08 marzo 2009 – Un otto marzo con dedica

Perché quando ho cominciato a scrivere qualche cosa per l’otto marzo mi si sono imposte alla mente le parole “far memoria” e perché, per un po’, non mi hanno infastidito e se ne stavano tranquille dentro di me, come ovvie? Il sussulto di consapevolezza é arrivato tardi: si fa memoria di qualche cosa che non c’é più, ma che é bene non dimenticare perché, nella cura del ricordo, si colora di una lontana vitalità.
Capire che mi stavo chiedendo cosa ha da dire a me la memoria dell’otto marzo é stata una presa di coscienza triste.
Ricordo anni in cui significava, nel fare il punto di esperienze vissute – quando non di raccontarci nuovi percorsi in spazi finalmente aperti – condividere la gioia di aver trovato parola, per dire –per dirsi- le dimensioni di un’esperienza che usciva da prigioni che il trascorrere di un lungo tempo muto aveva consolidato. E la consapevolezza finalmente collettiva (o ci illudevamo che lo fosse?), si rovesciava nella politica rinnovandola in nome di diritti che non dovevano essere più negati, di dimensioni di vita e dolore che emergevano dalla storia di genere, dall’oscurità imposta che si faceva parola condivisa, strumento di nuove modalità di relazione.
Penso alla liberazione che seguì il rovesciamento dell’immagine della violenza sessuale, finalmente vergogna dei violentatori e non delle violentate. Si ribaltava un modo di vivere, di pensare, di pensarsi, che ci aveva volute custodi delle porte di quella prigione che si chiamava condizione delle donne.

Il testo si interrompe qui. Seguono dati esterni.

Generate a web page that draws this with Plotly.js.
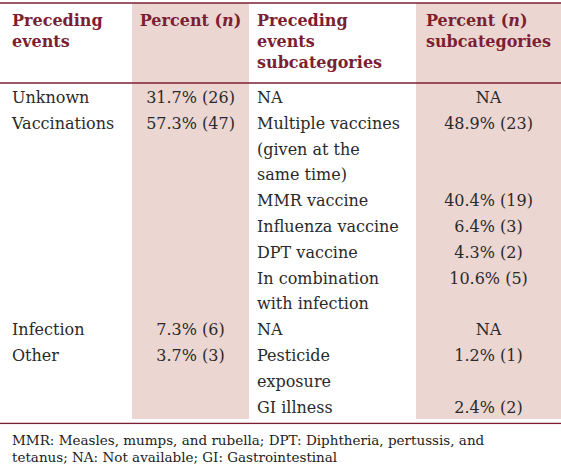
<!DOCTYPE html>
<html>
<head>
<meta charset="utf-8">
<script src="https://cdn.plot.ly/plotly-3.0.1.min.js"></script>
<style>html,body{margin:0;padding:0;background:#fff;}#chart{width:561px;height:464px;}</style>
</head>
<body>
<div id="chart"></div>
<script>
// ---- data ----
var headers = ["Preceding<br>events", "Percent\u00a0(<i>n</i>)", "Preceding<br>events<br>subcategories", "Percent\u00a0(<i>n</i>)<br>subcategories"];
var events = ["Unknown", "Vaccinations", "", "", "", "", "", "", "", "Infection", "Other", "", ""];
var eventPercents = ["31.7% (26)", "57.3% (47)", "", "", "", "", "", "", "", "7.3% (6)", "3.7% (3)", "", ""];
var subcategories = ["NA", "Multiple vaccines", "(given at the", "same time)", "MMR vaccine", "Influenza vaccine", "DPT vaccine", "In combination", "with infection", "NA", "Pesticide", "exposure", "GI illness"];
var subPercents = ["NA", "48.9% (23)", "", "", "40.4% (19)", "6.4% (3)", "4.3% (2)", "10.6% (5)", "", "NA", "1.2% (1)", "", "2.4% (2)"];
var footnoteLines = ["MMR: Measles, mumps, and rubella; DPT: Diphtheria, pertussis, and", "tetanus; NA: Not available; GI: Gastrointestinal"];

// ---- styles ----
var FONT = "'DejaVu Serif', serif";
var shade = "#ecd6d2";
var dark = "#7b1f33";
var textCol = "#2a2a2a";
var colFills = ["#ffffff", shade, "#ffffff", shade];
var H = 464, W = 561;
function py(px) { return 1 - px / H; }

var trace = {
  type: "table",
  domain: {x: [4 / W, 1], y: [py(440), py(3)]},
  columnwidth: [128, 117, 167, 145],
  header: {
    values: headers,
    align: ["left", "center", "left", "center"],
    fill: {color: colFills},
    line: {color: colFills, width: 1},
    font: {family: FONT, size: 16, color: dark, weight: "bold"},
    height: 80
  },
  cells: {
    values: [events, eventPercents, subcategories, subPercents],
    align: ["left", "center", "left", "center"],
    fill: {color: colFills},
    line: {color: colFills, width: 1},
    font: {family: FONT, size: 16, color: textCol},
    height: 25.8
  }
};

var annotations = footnoteLines.map(function (t, i) {
  return {text: t, xref: "paper", yref: "paper", x: 10 / W, y: py(439.5 + 17 * i), xanchor: "left", yanchor: "middle",
          showarrow: false, align: "left", font: {family: FONT, size: 13.5, color: "#222"}};
});

var layout = {
  width: W, height: H,
  margin: {l: 0, r: 0, t: 0, b: 0},
  paper_bgcolor: "#ffffff",
  showlegend: false,
  shapes: [
    {type: "line", xref: "paper", yref: "paper", x0: 0, x1: 1, y0: py(3), y1: py(3), line: {color: dark, width: 1.5}},
    {type: "line", xref: "paper", yref: "paper", x0: 0, x1: 1, y0: py(83), y1: py(83), line: {color: dark, width: 1.5}},
    {type: "line", xref: "paper", yref: "paper", x0: 0, x1: 1, y0: py(423.5), y1: py(423.5), line: {color: dark, width: 1.5}},
    {type: "rect", xref: "paper", yref: "paper", x0: 0, x1: 1, y0: 0, y1: py(424.3), fillcolor: "#ffffff", line: {width: 0}, layer: "above"}
  ],
  annotations: annotations
};

Plotly.newPlot("chart", [trace], layout, {displayModeBar: false, staticPlot: true});
</script>
</body>
</html>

E la solidarietà finalmente passava dalle consolazioni della dimensione privata alla chiarezza di un grande processo di rinnovamento della politica.
Forse il punto più alto di quella solidarietà fu l’elaborazione delle modalità che identificammo per declinare la tutela sociale della maternità. Spostare la maternità dal destino alla libera scelta significò scrollarsi di dosso il peso terribile e soporifero di chi di quel destino ci voleva suddite incoscienti, mettere in discussione il mondo del lavoro e il sistema sanitario, renderli disponibili a confrontarsi anche con altre esigenze, sempre sottaciute e chiuse nella dimensione del privato.
Oggi – nel gelo di una crisi distruttrice di ogni sicurezza- la tutela sociale della maternità, che volevamo uguale offerta a una condizione di genere, si colora di discriminanti etniche, che una mancata presa di coscienza non vuole chiamare apertamente razziste.
Il pacchetto sicurezza, come uscito dal dibattito in senato, offre ai medici (e nel sistema sanitario non ci sono solo medici) l’opportunità di segnalare agli organi di polizia le immigrate (e ovviamente gli immigrati) prive di permesso di soggiorno.
Sono prive perché entrate senza seguire le norme previste per i processi migratori? prive perché richiedenti asilo? prive perché rimaste senza lavoro? Non c’é distinzione: l’offerta delatoria é onnicomprensiva.
E poiché la vita continua, oltre i timbri su un qualsivoglia modulo, le donne, anche le donne migranti, continueranno a voler decidere della propria maternità, a lavorare per vivere e a dover rendere compatibili maternità e lavoro, a trovarsi di fronte al problema dell’interruzione di gravidanza, a voler curare e prevenire malattie devastanti. La paura della delazione toglierà loro la speranza del futuro, si negheranno a quei servizi che pure erano stati aperti anche a chi tessera sanitaria non ha e la necessità di nascondersi si farà più forte di ogni altra ricerca di sicurezza.
In questo otto marzo dovremo dirci che tutto ciò che abbiamo chiamato ‘tutela sociale della maternità ci appartiene per privilegio di razza. Lo faremo senza vergognarcene?
Mi resta ancora la libertà di dare un nome alla cosa, ma non mi basta.
Però, nella pesante constatazione della mia memoria offesa, una giovane donna ha aperto uno spiraglio di speranza. L’ho conosciuta durante un esame sanitario e si é dimostrata piacevolmente professionale anche nella capacità di attuare una relazione fatta di attenzione e comunicazione attenta e paziente. Gliel’ho detto e le ho lasciato il mio indirizzo.
Mi ha scritto che la vicenda Englaro “ha toccato tutti profondamente. Non ho mai manifestato in vita mia ma sono rimasta dispiaciuta per tutti gli attacchi che ha subito il padre di Eluana e per questo dopo il lavoro sono andata davanti alla Quiete a tenere lo striscione ‘Udine vicina a papà Beppino’ insieme ad altre persone, in silenzio”.
Un indizio di solidarietà riscoperta che mi piacerebbe si facesse condivisa oltre l’emergenza di un caso.
E a quella giovane donna dedico questo mio otto marzo che non vuole essere solo memoria.